Flowing Data | Where Bars Trump Grocery Stores: “Red dots represent locations where there are more bars than grocery stores, based on results from the Google Maps API. The Midwest takes their drinking seriously.” Actually, it’s just Wisconsin that does. Central Minnesota, Chicago and southeast Illinois lightweights need not apply.

2. USA Today Science Fair | Tectonic Plate Model Lets Users Play With 3D Planetary Puzzle

Dubbed MORVEL, for Mid-Ocean Ridge VELocity (because much of the data comes from the mid-ocean ridges) it was created by University of Wisconsin-Madison geophysicist Chuck DeMets and collaborators Richard Gordon of Rice University and Donald Argus of NASA’s Jet Propulsion Laboratory.

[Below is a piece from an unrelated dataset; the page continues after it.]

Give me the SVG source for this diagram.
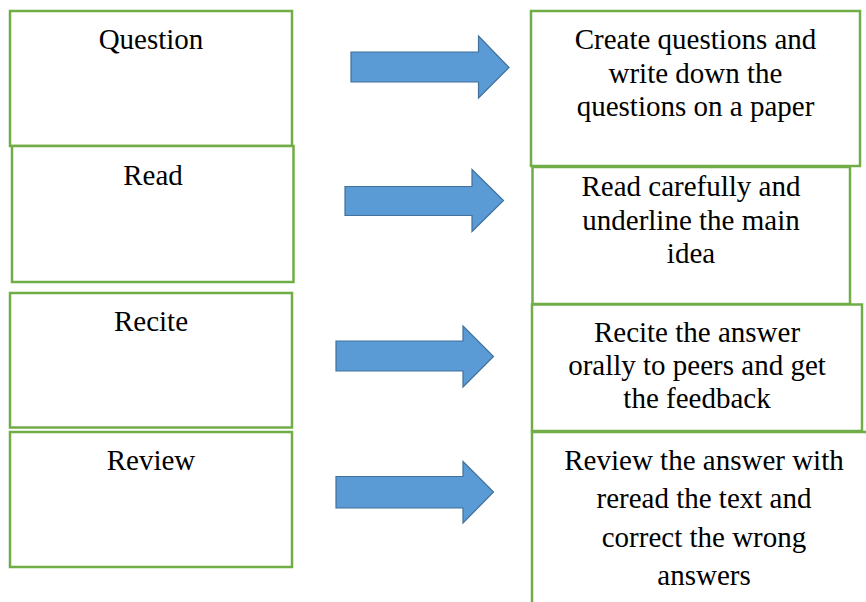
<svg xmlns="http://www.w3.org/2000/svg" width="866" height="602" viewBox="0 0 866 602" font-family="Liberation Serif, DejaVu Serif, serif">
<style>
.box{fill:#fff;stroke:#70AD47;stroke-width:2.5}
.arr{fill:#5B9BD5;stroke:#41719C;stroke-width:1.2}
.t{font-size:29px;fill:#000;text-anchor:middle}
</style>
<rect width="866" height="602" fill="#fff"/>
<g id="n-question"><rect class="box" x="10" y="11" width="282" height="135"/><text class="t" x="151" y="49">Question</text></g>
<g id="n-read"><rect class="box" x="12" y="146" width="281.5" height="136"/><text class="t" x="153" y="185">Read</text></g>
<g id="n-recite"><rect class="box" x="10" y="293" width="282" height="134.5"/><text class="t" x="151" y="331">Recite</text></g>
<g id="n-review"><rect class="box" x="10" y="432" width="282" height="135"/><text class="t" x="151" y="470">Review</text></g>
<g id="d-question"><rect class="box" x="531" y="11" width="329" height="155"/><text class="t" x="695.5" y="49">Create questions and</text><text class="t" x="695.5" y="83">write down the</text><text class="t" x="695.5" y="116">questions on a paper</text></g>
<g id="d-read"><rect class="box" x="532.5" y="167" width="317.5" height="137"/><text class="t" x="691" y="196">Read carefully and</text><text class="t" x="691" y="230">underline the main</text><text class="t" x="691" y="263">idea</text></g>
<g id="d-recite"><rect class="box" x="532" y="304.5" width="330" height="126.5"/><text class="t" x="697" y="342">Recite the answer</text><text class="t" x="697" y="375">orally to peers and get</text><text class="t" x="697" y="408">the feedback</text></g>
<g id="d-review"><rect class="box" x="532" y="432" width="344" height="180"/><text class="t" x="704" y="470">Review the answer with</text><text class="t" x="704" y="508">reread the text and</text><text class="t" x="704" y="547">correct the wrong</text><text class="t" x="704" y="585">answers</text></g>
<g id="connectors">
<polygon class="arr" points="351,52 478.5,52 478.5,36 509,67.5 478.5,98 478.5,82 351,82"/>
<polygon class="arr" points="345,186.5 472,186.5 472,169.5 503.5,200.5 472,231.5 472,215.5 345,215.5"/>
<polygon class="arr" points="336,341 463,341 463,326 493.5,356.5 463,387 463,371 336,371"/>
<polygon class="arr" points="336,476.5 463,476.5 463,461.5 493.5,492 463,523 463,508 336,508"/>
</g>
</svg>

MORVEL lets allows users model the relative movements of 25 interlocking tectonic plates that account for 97 percent of the Earth’s surface. It’s being presented in the April issue of Geophysical Journal International and is based on work the scientists have been doing for the past 20 years.

A dynamic three-dimensional puzzle of planetary proportions! Chuck was on my MS thesis committee and we used older versions of MORVEL in our graduate geophysics classes. Glad to see this great research and teaching aid get the attention it deserves.